NASA SBIR 2003 Solicitation


PROPOSAL NUMBER: 03- II F7.01-8219
SUBTOPIC TITLE: High Power Electric Propulsion For Human Missions
PROPOSAL TITLE: Thermal Management of Superconducting Electromagnets in VASIMR Thrusters

PRINCIPAL INVESTIGATOR/PROJECT MANAGER (Name, E-mail, Mail Address, City/State/Zip, Phone)
William Baschnagel
Etna Rd., P.O. Box 71
Hanover, NH 03755-0071
U.S. Citizen or Legal Resident: Yes

The Variable Specific Impulse Magnetoplasma Rocket (VASIMR) engine currently being developed at NASA Johnson is an attractive technology for minimizing transit time and crew harm during future space exploration missions.
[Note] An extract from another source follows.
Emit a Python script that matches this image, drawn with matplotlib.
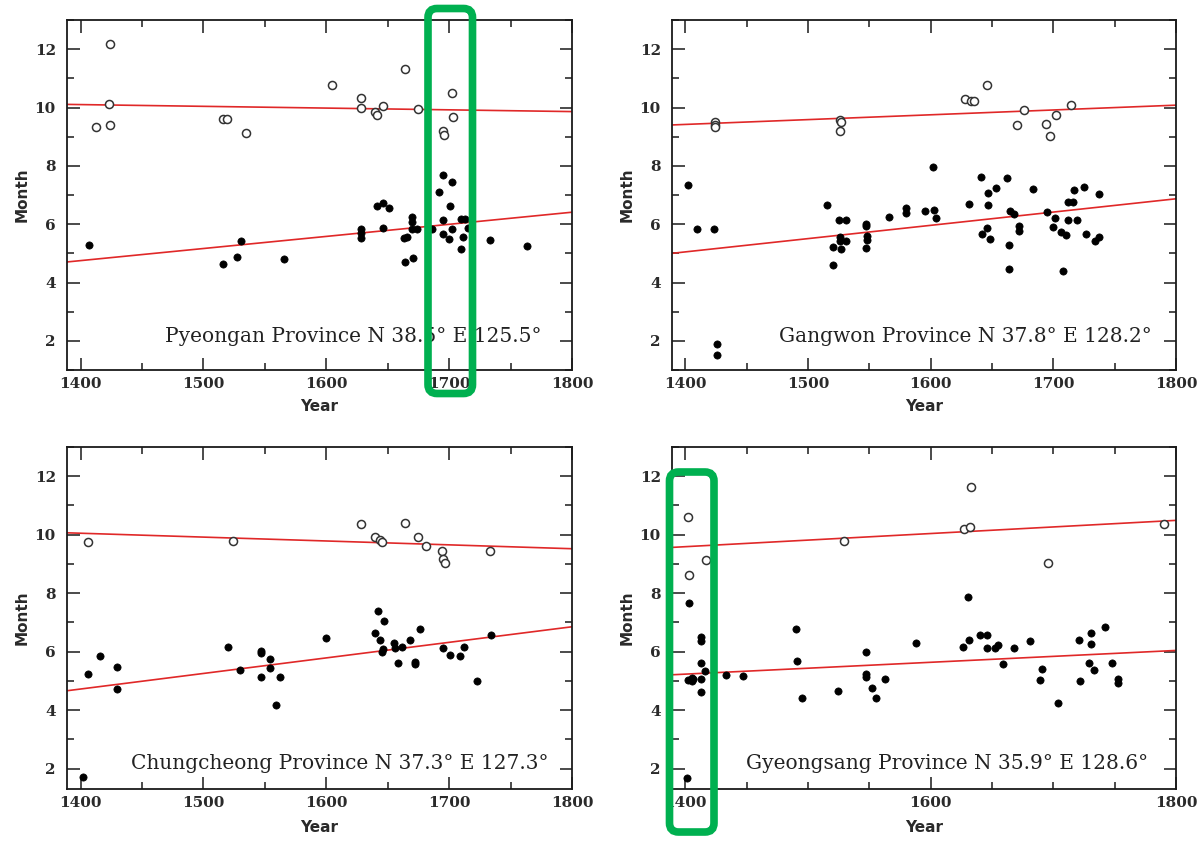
import matplotlib
matplotlib.use("Agg")
import matplotlib.pyplot as plt
from matplotlib.patches import FancyBboxPatch
from matplotlib.transforms import IdentityTransform
from matplotlib.ticker import MultipleLocator

# ---------------- data ----------------
trend_years = [1400, 1800]

# Pyeongan
pyeongan_open_year = [1424, 1423, 1413, 1424, 1516, 1519, 1535, 1605, 1664, 1628, 1628, 1640, 1641,
                      1646, 1675, 1702, 1703, 1695, 1696]
pyeongan_open_month = [12.17, 10.11, 9.34, 9.40, 9.62, 9.62, 9.14, 10.77, 11.31, 10.33, 9.99, 9.86, 9.76,
                       10.04, 9.95, 10.49, 9.69, 9.20, 9.06]
pyeongan_fill_year = [1407, 1516, 1527, 1531, 1566, 1628, 1628, 1628, 1641, 1646, 1651, 1646, 1664, 1671,
                      1663, 1666, 1670, 1670, 1670, 1674, 1686, 1695, 1702, 1692, 1701, 1695, 1695, 1700,
                      1702, 1710, 1713, 1711, 1710, 1715, 1733, 1763]
pyeongan_fill_month = [5.28, 4.65, 4.89, 5.44, 4.80, 5.82, 5.69, 5.51, 6.62, 6.71, 6.57, 5.87, 4.72, 4.84,
                       5.54, 5.57, 6.24, 6.08, 5.82, 5.82, 5.82, 7.69, 7.44, 7.09, 6.61, 6.16, 5.65, 5.49,
                       5.85, 6.19, 6.19, 5.56, 5.16, 5.86, 5.45, 5.24]
pyeongan_upper = [10.10, 9.86]
pyeongan_lower = [4.75, 6.41]

# Gangwon
gangwon_open_year = [1424, 1424, 1424, 1526, 1527, 1526, 1628, 1633, 1635, 1646, 1676, 1670, 1694,
                     1697, 1702, 1714]
gangwon_open_month = [9.49, 9.40, 9.32, 9.57, 9.52, 9.20, 10.29, 10.24, 10.23, 10.78, 9.92, 9.40, 9.43,
                      9.04, 9.75, 10.08]
gangwon_fill_year = [1402, 1409, 1423, 1426, 1426, 1515, 1520, 1520, 1525, 1531, 1526, 1526, 1527, 1531,
                     1547, 1547, 1548, 1548, 1547, 1566, 1580, 1580, 1595, 1602, 1603, 1604, 1631, 1641,
                     1647, 1653, 1662, 1647, 1642, 1646, 1648, 1665, 1668, 1664, 1664, 1672, 1672, 1683,
                     1695, 1701, 1700, 1706, 1710, 1708, 1712, 1716, 1717, 1712, 1719, 1725, 1727, 1734,
                     1737, 1737]
gangwon_fill_month = [7.33, 5.83, 5.83, 1.89, 1.50, 6.67, 5.22, 4.61, 6.16, 6.16, 5.56, 5.44, 5.15, 5.42,
                      6.02, 5.93, 5.60, 5.45, 5.17, 6.24, 6.55, 6.38, 6.46, 7.95, 6.47, 6.22, 6.70, 7.62,
                      7.08, 7.25, 7.57, 6.66, 5.66, 5.88, 5.49, 6.44, 6.34, 5.28, 4.45, 5.94, 5.75, 7.19,
                      6.42, 6.22, 5.92, 5.73, 5.62, 4.39, 6.76, 6.76, 7.18, 6.16, 6.16, 7.27, 5.66, 5.43,
                      5.56, 7.02]
gangwon_upper = [9.42, 10.08]
gangwon_lower = [5.05, 6.87]

# Chungcheong
chungcheong_open_year = [1406, 1524, 1628, 1640, 1644, 1645, 1664, 1675, 1681, 1694, 1695, 1697, 1733]
chungcheong_open_month = [9.76, 9.80, 10.38, 9.92, 9.83, 9.76, 10.40, 9.92, 9.63, 9.43, 9.18, 9.04, 9.43]
chungcheong_fill_year = [1402, 1406, 1416, 1430, 1430, 1520, 1530, 1547, 1547, 1547, 1554, 1554, 1562,
                         1559, 1600, 1642, 1647, 1640, 1644, 1645, 1646, 1655, 1656, 1662, 1658, 1668,
                         1672, 1672, 1676, 1695, 1701, 1709, 1712, 1723, 1734]
chungcheong_fill_month = [1.71, 5.23, 5.86, 5.48, 4.73, 6.15, 5.38, 6.01, 5.96, 5.14, 5.76, 5.45, 5.14,
                          4.16, 6.48, 7.39, 7.05, 6.63, 6.40, 5.98, 6.09, 6.28, 6.13, 6.17, 5.61, 6.40,
                          5.64, 5.57, 6.76, 6.12, 5.88, 5.86, 6.17, 5.01, 6.56]
chungcheong_upper = [10.05, 9.52]
chungcheong_lower = [4.72, 6.85]

# Gyeongsang
gyeongsang_open_year = [1402, 1403, 1417, 1529, 1633, 1627, 1632, 1696, 1790]
gyeongsang_open_month = [10.60, 8.61, 9.12, 9.80, 11.62, 10.20, 10.25, 9.03, 10.38]
gyeongsang_fill_year = [1403, 1401, 1402, 1405, 1405, 1406, 1413, 1413, 1413, 1416, 1413, 1413, 1433,
                        1447, 1490, 1491, 1495, 1524, 1547, 1547, 1547, 1552, 1555, 1563, 1588, 1626,
                        1631, 1630, 1640, 1646, 1646, 1652, 1655, 1659, 1668, 1681, 1691, 1689, 1704,
                        1721, 1731, 1731, 1742, 1729, 1733, 1722, 1748, 1753, 1753]
gyeongsang_fill_month = [7.68, 1.69, 5.04, 5.11, 4.99, 5.07, 6.50, 6.38, 5.60, 5.35, 5.05, 4.61, 5.20,
                         5.16, 6.78, 5.69, 4.43, 4.64, 5.97, 5.22, 5.12, 4.76, 4.41, 5.06, 6.29, 6.15,
                         6.41, 7.88, 6.58, 6.58, 6.12, 6.12, 6.21, 5.56, 6.12, 6.38, 5.40, 5.02, 4.23,
                         6.41, 6.62, 6.26, 6.84, 5.60, 5.38, 5.00, 5.62, 5.05, 4.91]
gyeongsang_upper = [9.59, 10.49]
gyeongsang_lower = [5.23, 6.04]

titles = ["Pyeongan Province N 38.5\u00b0 E 125.5\u00b0",
          "Gangwon Province N 37.8\u00b0 E 128.2\u00b0",
          "Chungcheong Province N 37.3\u00b0 E 127.3\u00b0",
          "Gyeongsang Province N 35.9\u00b0 E 128.6\u00b0"]

# ---------------- figure ----------------
W, H = 1200, 842
fig = plt.figure(figsize=(W / 100, H / 100), dpi=100)
fig.patch.set_facecolor("white")

def frac(l, t, r, b):
    return [l / W, 1 - b / H, (r - l) / W, (b - t) / H]

panels = [
    dict(rect=frac(67, 20, 572, 370), ylim=(1.0, 13.0), xmajor=100, title=titles[0], tx=1469,
         ox=pyeongan_open_year, oy=pyeongan_open_month, fx=pyeongan_fill_year, fy=pyeongan_fill_month,
         up=pyeongan_upper, lo=pyeongan_lower, xlab_y=-0.083),
    dict(rect=frac(672, 20, 1176, 370), ylim=(1.0, 13.0), xmajor=100, title=titles[1], tx=1476,
         ox=gangwon_open_year, oy=gangwon_open_month, fx=gangwon_fill_year, fy=gangwon_fill_month,
         up=gangwon_upper, lo=gangwon_lower, xlab_y=-0.083),
    dict(rect=frac(67, 447, 572, 789), ylim=(1.3, 13.0), xmajor=100, title=titles[2], tx=1441,
         ox=chungcheong_open_year, oy=chungcheong_open_month, fx=chungcheong_fill_year,
         fy=chungcheong_fill_month, up=chungcheong_upper, lo=chungcheong_lower, xlab_y=-0.09),
    dict(rect=frac(672, 447, 1176, 789), ylim=(1.3, 13.0), xmajor=200, title=titles[3], tx=1449,
         ox=gyeongsang_open_year, oy=gyeongsang_open_month, fx=gyeongsang_fill_year,
         fy=gyeongsang_fill_month, up=gyeongsang_upper, lo=gyeongsang_lower, xlab_y=-0.09),
]

ink = "#1a1a1a"
red = "#e02828"

for p in panels:
    ax = fig.add_axes(p["rect"])
    ax.set_xlim(1389, 1800)
    ax.set_ylim(*p["ylim"])
    ax.axline((trend_years[0], p["up"][0]), (trend_years[1], p["up"][1]), color=red, lw=1.2, zorder=2)
    ax.axline((trend_years[0], p["lo"][0]), (trend_years[1], p["lo"][1]), color=red, lw=1.2, zorder=2)
    ax.plot(p["fx"], p["fy"], ls="none", marker="o", ms=5.2, mfc="black", mec="black", mew=0.5, zorder=3)
    ax.plot(p["ox"], p["oy"], ls="none", marker="o", ms=5.8, mfc="white", mec="#333333", mew=1.1, zorder=3)

    ax.xaxis.set_major_locator(MultipleLocator(p["xmajor"]))
    ax.xaxis.set_minor_locator(MultipleLocator(50))
    ax.yaxis.set_major_locator(MultipleLocator(2))
    ax.yaxis.set_minor_locator(MultipleLocator(1))
    ax.tick_params(which="both", direction="in", top=True, right=True, color=ink, width=1.1)
    ax.tick_params(which="major", length=9)
    ax.tick_params(which="minor", length=5)
    ax.tick_params(axis="x", which="major", pad=5)
    ax.tick_params(axis="y", which="major", pad=8)
    for lab in ax.get_xticklabels() + ax.get_yticklabels():
        lab.set_fontfamily("DejaVu Serif")
        lab.set_fontsize(11)
        lab.set_fontweight("bold")
        lab.set_color("#2a2a2a")
    for s in ax.spines.values():
        s.set_linewidth(1.3)
        s.set_color(ink)

    ax.set_ylabel("Month", fontsize=11, family="DejaVu Sans", fontweight="bold", color="#2a2a2a")
    ax.yaxis.set_label_coords(-0.075, 0.5)
    ax.set_xlabel("Year", fontsize=11, family="DejaVu Sans", fontweight="bold", color="#2a2a2a")
    ax.xaxis.set_label_coords(0.5, p["xlab_y"])

    ax.text(p["tx"], 1.97, p["title"], ha="left", va="baseline",
            family="DejaVu Serif", fontsize=14.5, color="#222222", zorder=4)

# green highlight boxes (figure pixels, origin top-left converted to display)
def green_box(l, t, r, b):
    patch = FancyBboxPatch((l, H - b), r - l, b - t,
                           boxstyle="round,pad=0,rounding_size=9",
                           transform=IdentityTransform(), fill=False,
                           edgecolor="#00b050", linewidth=5.5, zorder=10)
    fig.add_artist(patch)

green_box(428, 8.5, 472.5, 393.5)
green_box(669.5, 472, 714, 832)

fig.savefig("out.png", dpi=100)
One of the critical challenges in developing a flight engine is thermal management of the high-temperature, superconducting electromagnets used to constrain and accelerate the plasma. The innovation of the proposed project is a high-capacity turbo-Brayton cryocooler for this application. The cryocooler has heritage in the space-qualified cryocooler that was developed by Creare and installed on the Hubble Space Telescope. Turbo-Brayton cryocoolers are lightweight, compact, efficient, and highly reliable. The technology scales well to high cooling capacities and is simple to integrate with multiple cooling objects; attributes that are particularly beneficial for VASIMR systems. In Phase I, we developed a preliminary design of the thermal management system, addressing key issues regarding the application of turbo-Brayton cooling technology to VASIMR engines. In Phase II, we plan to build and demonstrate a brassboard thermal management system. Phase II is justified by the feasibility demonstrated in Phase I, by the relevance of the project to a development effort at NASA, and by the importance of this technology to NASA's goal of space exploration.

Potential non-NASA commercial applications include cooling systems for high-temperature superconducting magnets in: magnetic resonance machines, AC/DC motors, generators, transformers, fault-current limiters, magnetic separators, transmission lines, and flywheel energy storage systems. Commercial applications for high-capacity cooling technology include commercial orbital transfer vehicles and satellites, as well as cryogenic gas separation, liquefaction, storage, and transportation systems.

This program will result in a thermal management system for high-temperature superconducting magnets that is lightweight, efficient, and simple to integrate. Space applications for the system beyond electric propulsion include other systems requiring a high-capacity cooler, such as cooling systems for: cryogen storage for extraterrestrial exploration missions, extended life orbital transfer vehicles, long-term geosynchronous missions, in-space propellant depots, and for extraterrestrial bases. Terrestrial applications include cooling systems for spaceport cryogen storage and for cryogen transportation systems.